For the six types of leaf datasets, refer to leaf/data and provide data download and preprocessing scripts in fedlab _ benchmarks/datasets/data. In order to facilitate developers to use leaf, fedlab integrates the download and processing scripts of leaf six types of data sets into fedlab_benchmarks/datasets/data, which stores the download scripts of various data sets.

Common structure of leaf dataset folders:

/FedLab/fedlab_benchmarks/datasets/{leaf_dataset_name}

   ├── {other_useful_preprocess_util}
   ├── prerpocess.sh
   ├── stats.sh
   └── README.md

preprocess.sh: downloads and preprocesses the dataset
stats.sh: performs information statistics on all data (stored in ./data/all_data/all_data.json) processed by preprocess.sh
README.md: gives a detailed description of the process of downloading and preprocessing the dataset, including parameter descriptions and precautions.

Developers can directly run the executable script ``create_datasets_and_save.sh`` to obtain the dataset, process and store the corresponding dataset data in the form of a pickle file. This script provides an example of using the preprocess.sh script, and developers can modify the parameters according to application requirements.

preprocess.sh Script usage example:

cd fedlab_benchmarks/datasets/data/femnist
bash preprocess.sh -s niid --sf 0.05 -k 0 -t sample

cd fedlab_benchmarks/datasets/data/shakespeare
bash preprocess.sh -s niid --sf 0.2 -k 0 -t sample -tf 0.8

cd fedlab_benchmarks/datasets/data/sent140
bash ./preprocess.sh -s niid --sf 0.05 -k 3 -t sample

cd fedlab_benchmarks/datasets/data/celeba
bash ./preprocess.sh -s niid --sf 0.05 -k 5 -t sample

cd fedlab_benchmarks/datasets/data/synthetic
bash ./preprocess.sh -s niid --sf 1.0 -k 5 -t sample --tf 0.6

# for reddit, see its README.md to download preprocessed dataset manually

By setting parameters for preprocess.sh, the original data can be sampled and spilted. The readme.md in each dataset folder provides the example and explanation of script parameters, the common parameters are:

-s := ‘iid’ to sample in an i.i.d. manner, or ‘niid’ to sample in a non-i.i.d. manner; more information on i.i.d. versus non-i.i.d. is included in the ‘Notes’ section.
--sf := fraction of data to sample, written as a decimal; default is 0.1.
-k := minimum number of samples per user
-t := ‘user’ to partition users into train-test groups, or ‘sample’ to partition each user’s samples into train-test groups
--tf := fraction of data in training set, written as a decimal; default is 0.9, representing train set: test set = 9:1.

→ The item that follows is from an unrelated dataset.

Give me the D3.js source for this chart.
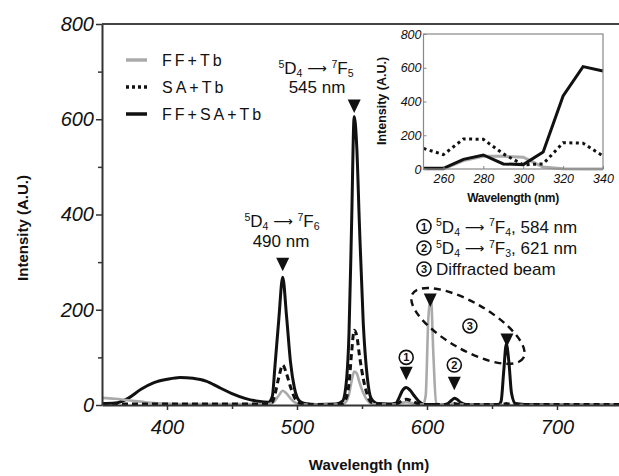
<!DOCTYPE html>
<html>
<head>
<meta charset="utf-8">
<script src="https://cdn.jsdelivr.net/npm/d3@7"></script>
<style>
  body { margin: 0; background: #fff; }
  svg text { font-family: "Liberation Sans", Arial, sans-serif; fill: #111; }
</style>
</head>
<body>
<div id="main"></div>
<script>
// emission spectra (main plot)
var wl = [350,360,370,380,390,400,410,420,430,440,
          450,460,470,478,481,483,486,489,492,495,
          498,502,506,515,530,535,538,540,542,544,
          546,548,551,554,557,562,570,576,579,581,
          584,587,590,594,597,599,601,603,605,607,
          612,616,619,621,623,626,630,645,655,657,
          659,661,663,665,668,675,700,750];
var ffSaTb = [3,4,14,33,47,54,58,56,50,37,
              24,14,8,6,18,80,180,268,185,90,
              36,8,3,1,2,8,50,150,380,606,
              540,380,170,60,14,3,2,4,18,30,
              37,31,20,7,2,1,1,1,1,1,
              1,3,10,14,12,5,1,0,1,8,
              70,128,90,25,3,1,0,0];
var saTb = [2,2,2,2,2,2,2,2,2,2,
            2,2,2,3,6,22,58,84,65,38,
            16,4,2,1,1,3,15,45,110,157,
            145,105,55,22,6,2,1,2,6,10,
            12,10,6,2,1,1,1,1,1,1,
            1,1,2,3,2,1,1,1,1,1,
            2,3,2,1,1,1,1,1];
var ffTb = [15,13,10,7,4,3,2,2,2,2,
            2,2,2,2,4,9,20,30,24,14,
            6,2,1,1,1,2,8,22,50,70,
            66,48,25,10,3,1,1,1,3,5,
            6,5,3,1,1,20,180,226,100,3,
            1,1,2,3,2,1,1,0,0,0,
            0,1,0,0,0,0,0,0];

// excitation spectra (inset)
var exWl = [250,260,270,280,290,300,310,320,330,340];
var exFfTb = [0,0,50,75,75,70,12,2,0,0];
var exSaTb = [122,85,178,176,90,25,30,156,153,77];
var exFfSaTb = [4,4,57,83,30,26,100,433,607,581];

// peak markers and labels
var markerWl = [489, 544, 584, 602.5, 621, 661.5];
var markerTip = [281, 613, 52, 206, 31, 122];
var circleWl = [584, 621, 633];
var circleVal = [100, 84, 166];
var circleText = ["1", "2", "3"];

var xTicks = [400, 500, 600, 700];
var xMinor = [450, 550, 650];
var yTicks = [0, 200, 400, 600, 800];
var yMinor = [100, 300, 500, 700];
var exXTicks = [260, 280, 300, 320, 340];
var exYTicks = [0, 200, 400, 600, 800];

var width = 619, height = 476;
var plot = { left: 102, right: 622, top: 24, bottom: 405 };

var SVG = d3.select("#main").append("svg")
  .attr("width", width)
  .attr("height", height);

var x = d3.scaleLinear().domain([350, 750]).range([plot.left, plot.right]);
var y = d3.scaleLinear().domain([0, 800]).range([plot.bottom, plot.top]);

SVG.append("defs").append("clipPath").attr("id", "clip")
  .append("rect")
  .attr("x", plot.left).attr("y", plot.top - 2)
  .attr("width", plot.right - plot.left).attr("height", plot.bottom - plot.top + 2);

// curves
function spectrum(vals) {
  return d3.line()
    .x(function (d, i) { return x(wl[i]); })
    .y(function (d) { return y(d); })
    .curve(d3.curveMonotoneX)(vals);
}

var curves = SVG.append("g").attr("clip-path", "url(#clip)");
curves.append("path").attr("d", spectrum(ffSaTb))
  .attr("fill", "none").attr("stroke", "#111").attr("stroke-width", 3);
curves.append("path").attr("d", spectrum(ffTb))
  .attr("fill", "none").attr("stroke", "#aaa").attr("stroke-width", 2.6);
curves.append("path").attr("d", spectrum(saTb))
  .attr("fill", "none").attr("stroke", "#111").attr("stroke-width", 3)
  .attr("stroke-dasharray", "6,4");

// axes
function styleAxis(g, size) {
  g.select(".domain").attr("stroke", "#333").attr("stroke-width", 2);
  g.selectAll(".tick line").attr("stroke", "#333").attr("stroke-width", 1.5);
  g.selectAll(".tick text")
    .style("font-style", "italic")
    .style("font-size", size + "px")
    .attr("fill", "#111");
}

var yAxis = SVG.append("g")
  .attr("transform", "translate(" + plot.left + ",0)")
  .call(d3.axisLeft(y).tickValues(yTicks).tickSizeInner(6).tickSizeOuter(0).tickPadding(2));
styleAxis(yAxis, 20);
SVG.append("g")
  .attr("transform", "translate(" + plot.left + ",0)")
  .call(d3.axisLeft(y).tickValues(yMinor).tickSizeInner(4).tickSizeOuter(0).tickFormat(""))
  .call(function (g) { g.select(".domain").remove(); g.selectAll("line").attr("stroke", "#333").attr("stroke-width", 1.5); });

var xAxis = SVG.append("g")
  .attr("transform", "translate(0," + plot.bottom + ")")
  .call(d3.axisBottom(x).tickValues(xTicks).tickSizeInner(5).tickSizeOuter(0).tickPadding(10));
styleAxis(xAxis, 20);
SVG.append("g")
  .attr("transform", "translate(0," + plot.bottom + ")")
  .call(d3.axisBottom(x).tickValues(xMinor).tickSizeInner(4).tickSizeOuter(0).tickFormat(""))
  .call(function (g) { g.select(".domain").remove(); g.selectAll("line").attr("stroke", "#333").attr("stroke-width", 1.5); });

// top border
SVG.append("line")
  .attr("x1", plot.left).attr("x2", width)
  .attr("y1", plot.top).attr("y2", plot.top)
  .attr("stroke", "#444").attr("stroke-width", 2);

// axis titles
SVG.append("text")
  .attr("transform", "translate(28,228) rotate(-90)")
  .attr("text-anchor", "middle")
  .style("font-size", "15px").style("font-weight", "bold")
  .text("Intensity (A.U.)");
SVG.append("text")
  .attr("x", 369).attr("y", 470)
  .attr("text-anchor", "middle")
  .style("font-size", "15px").style("font-weight", "bold")
  .text("Wavelength (nm)");

// legend
var legendNames = ["FF+Tb", "SA+Tb", "FF+SA+Tb"];
var legendColor = ["#aaa", "#111", "#111"];
var legendDash = [null, "3,3", null];
legendNames.forEach(function (name, i) {
  var ly = 60 + i * 27;
  SVG.append("line")
    .attr("x1", 126).attr("x2", 147).attr("y1", ly).attr("y2", ly)
    .attr("stroke", legendColor[i]).attr("stroke-width", 3.5)
    .attr("stroke-dasharray", legendDash[i]);
  SVG.append("text")
    .attr("x", 162).attr("y", ly + 6)
    .style("font-size", "16px").style("letter-spacing", "3px")
    .text(name);
});

// term symbol  5D4 -> 7Fj
function termLabel(t, lower, size) {
  var s = size * 0.62;
  t.append("tspan").attr("dy", -size * 0.38).style("font-size", s + "px").text("5");
  t.append("tspan").attr("dy", size * 0.38).text("D");
  t.append("tspan").attr("dy", size * 0.2).style("font-size", s + "px").text("4");
  t.append("tspan").attr("dy", -size * 0.2).text(" ");
  t.append("tspan").style("font-family", "'DejaVu Sans'").style("font-size", (size * 0.8) + "px")
    .attr("dy", -size * 0.03).text("\u27F6");
  t.append("tspan").attr("dy", size * 0.03).text(" ");
  t.append("tspan").attr("dy", -size * 0.38).style("font-size", s + "px").text("7");
  t.append("tspan").attr("dy", size * 0.38).text("F");
  t.append("tspan").attr("dy", size * 0.2).style("font-size", s + "px").text(lower);
  return t;
}

var annSize = 17;
var a1 = SVG.append("text").attr("x", 316).attr("y", 74).attr("text-anchor", "middle").style("font-size", annSize + "px");
termLabel(a1, "5", annSize);
SVG.append("text").attr("x", 317).attr("y", 93).attr("text-anchor", "middle").style("font-size", annSize + "px").text("545 nm");
var a2 = SVG.append("text").attr("x", 282).attr("y", 227).attr("text-anchor", "middle").style("font-size", annSize + "px");
termLabel(a2, "6", annSize);
SVG.append("text").attr("x", 281).attr("y", 247).attr("text-anchor", "middle").style("font-size", annSize + "px").text("490 nm");

// circled list
function circledNum(cx, cy, n) {
  SVG.append("circle").attr("cx", cx).attr("cy", cy).attr("r", 7)
    .attr("fill", "#fff").attr("stroke", "#111").attr("stroke-width", 1.6);
  SVG.append("text").attr("x", cx).attr("y", cy + 4)
    .attr("text-anchor", "middle")
    .style("font-size", "11px").style("font-weight", "bold")
    .text(n);
}
var listY = [232.5, 254, 275];
circledNum(424, listY[0] - 6, "1");
var l1 = SVG.append("text").attr("x", 436).attr("y", listY[0]).style("font-size", annSize + "px");
termLabel(l1, "4", annSize);
l1.append("tspan").attr("dy", -annSize * 0.2).text(", 584 nm");
circledNum(424, listY[1] - 6, "2");
var l2 = SVG.append("text").attr("x", 436).attr("y", listY[1]).style("font-size", annSize + "px");
termLabel(l2, "3", annSize);
l2.append("tspan").attr("dy", -annSize * 0.2).text(", 621 nm");
circledNum(424, listY[2] - 6, "3");
SVG.append("text").attr("x", 436).attr("y", listY[2]).style("font-size", annSize + "px").text("Diffracted beam");

// dashed ellipse round the diffracted beam peaks
SVG.append("ellipse")
  .attr("transform", "translate(" + x(631.5) + "," + y(166) + ") rotate(30)")
  .attr("rx", 64).attr("ry", 23.5)
  .attr("fill", "none").attr("stroke", "#111").attr("stroke-width", 2.4)
  .attr("stroke-dasharray", "7,5");

// peak markers
markerWl.forEach(function (w, i) {
  var mx = x(w), my = y(markerTip[i]);
  SVG.append("path")
    .attr("d", "M" + (mx - 6.5) + "," + (my - 13.5) + "L" + (mx + 6.5) + "," + (my - 13.5) + "L" + mx + "," + my + "Z")
    .attr("fill", "#111");
});
circleWl.forEach(function (w, i) {
  circledNum(x(w), y(circleVal[i]), circleText[i]);
});

// inset
var ix = d3.scaleLinear().domain([250, 340]).range([423.5, 603]);
var iy = d3.scaleLinear().domain([0, 800]).range([169, 34]);

SVG.append("rect")
  .attr("x", 423.5).attr("y", 34).attr("width", 603 - 423.5).attr("height", 169 - 34)
  .attr("fill", "#fff");

function exLine(vals) {
  return d3.line()
    .x(function (d, i) { return ix(exWl[i]); })
    .y(function (d) { return iy(d); })(vals);
}
var inset = SVG.append("g");
inset.append("path").attr("d", exLine(exFfTb))
  .attr("fill", "none").attr("stroke", "#aaa").attr("stroke-width", 3);
inset.append("path").attr("d", exLine(exSaTb))
  .attr("fill", "none").attr("stroke", "#111").attr("stroke-width", 3)
  .attr("stroke-dasharray", "3,3.5");
inset.append("path").attr("d", exLine(exFfSaTb))
  .attr("fill", "none").attr("stroke", "#111").attr("stroke-width", 3);

SVG.append("rect")
  .attr("x", 423.5).attr("y", 34).attr("width", 603 - 423.5).attr("height", 169 - 34)
  .attr("fill", "none").attr("stroke", "#888").attr("stroke-width", 1.2);

var exY = SVG.append("g")
  .attr("transform", "translate(423.5,0)")
  .call(d3.axisLeft(iy).tickValues(exYTicks).tickSizeInner(-3).tickSizeOuter(0).tickPadding(2));
exY.select(".domain").remove();
exY.selectAll(".tick line").attr("stroke", "#888");
exY.selectAll(".tick text").style("font-style", "italic").style("font-size", "12.5px").attr("fill", "#111");

var exX = SVG.append("g")
  .attr("transform", "translate(0,169)")
  .call(d3.axisBottom(ix).tickValues(exXTicks).tickSizeInner(-3).tickSizeOuter(0).tickPadding(5));
exX.select(".domain").remove();
exX.selectAll(".tick line").attr("stroke", "#888");
exX.selectAll(".tick text").style("font-style", "italic").style("font-size", "12.5px").attr("fill", "#111");

SVG.append("text")
  .attr("transform", "translate(386,101) rotate(-90)")
  .attr("text-anchor", "middle")
  .style("font-size", "12.5px").style("font-weight", "bold")
  .text("Intensity (A.U.)");
SVG.append("text")
  .attr("x", 513).attr("y", 202)
  .attr("text-anchor", "middle")
  .style("font-size", "12px").style("font-weight", "bold")
  .style("letter-spacing", "-0.3px")
  .text("Wavelength (nm)");
</script>
</body>
</html>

At present, FedLab’s Leaf experiment need provided training data and test data, so we needs to provide related data training set-test set splitting parameter for preprocess.sh to carry out the experiment, default is 0.9.

If you need to obtain or split data again, make sure to delete data folder in the dataset directory before re-running preprocess.sh to download and preprocess data.

Pickle file stores Dataset.#

In order to speed up developers’ reading data, fedlab provides a method of processing raw data into Dataset and storing it as a pickle file. The Dataset of the corresponding data of each client can be obtained by reading the pickle file after data processing.

set the parameters and run create_pickle_dataset.py. The usage example is as follows:

cd fedlab_benchmarks/leaf/process_data
python create_pickle_dataset.py --data_root "../../datasets" --save_root "./pickle_dataset" --dataset_name "shakespeare"

Parameter Description:

data_root : the root path for storing leaf data sets, which contains all leaf data sets; If you use the Fedlab_benchmarks/datasets/ provided by fedlab to download leaf data, ‘data_root’ can be set to this path, a relative address of which is shown in this example.
save_root: directory to store the pickle file address of the processed Dataset; Each dataset Dataset will be saved in {save_root}/{dataset_name}/{train,test}; the example is to create a pickle_dataset folder under the current path to store all pickle dataset files.
dataset_name: Specify the name of the leaf data set to be processed. There are six options {femnist, shakespeare, celeba, sent140, synthetic, reddit}.

Dataloader loading data set#

Leaf datasets are loaded by dataloader.py (located under fedlab_benchmarks/leaf/dataloader.py). All returned data types are pytorch Dataloader.

By calling this interface and specifying the name of the data set, the corresponding Dataloader can be obtained.

Example of use:

from leaf.dataloader import get_LEAF_dataloader
def get_femnist_shakespeare_dataset(args):
    if args.dataset == 'femnist' or args.dataset == 'shakespeare':
        trainloader, testloader = get_LEAF_dataloader(dataset=args.dataset,
                                                      client_id=args.rank)
    else:
        raise ValueError("Invalid dataset:", args.dataset)

    return trainloader, testloader

Run experiment#

The current experiment of LEAF data set is the single-machine multi-process scenario under FedAvg’s Cross machine implement, and the tests of femnist and Shakespeare data sets have been completed.

Run `fedlab_benchmarks/fedavg/cross_machine/LEAF_test.sh` to quickly execute the simulation experiment of fedavg under leaf data set.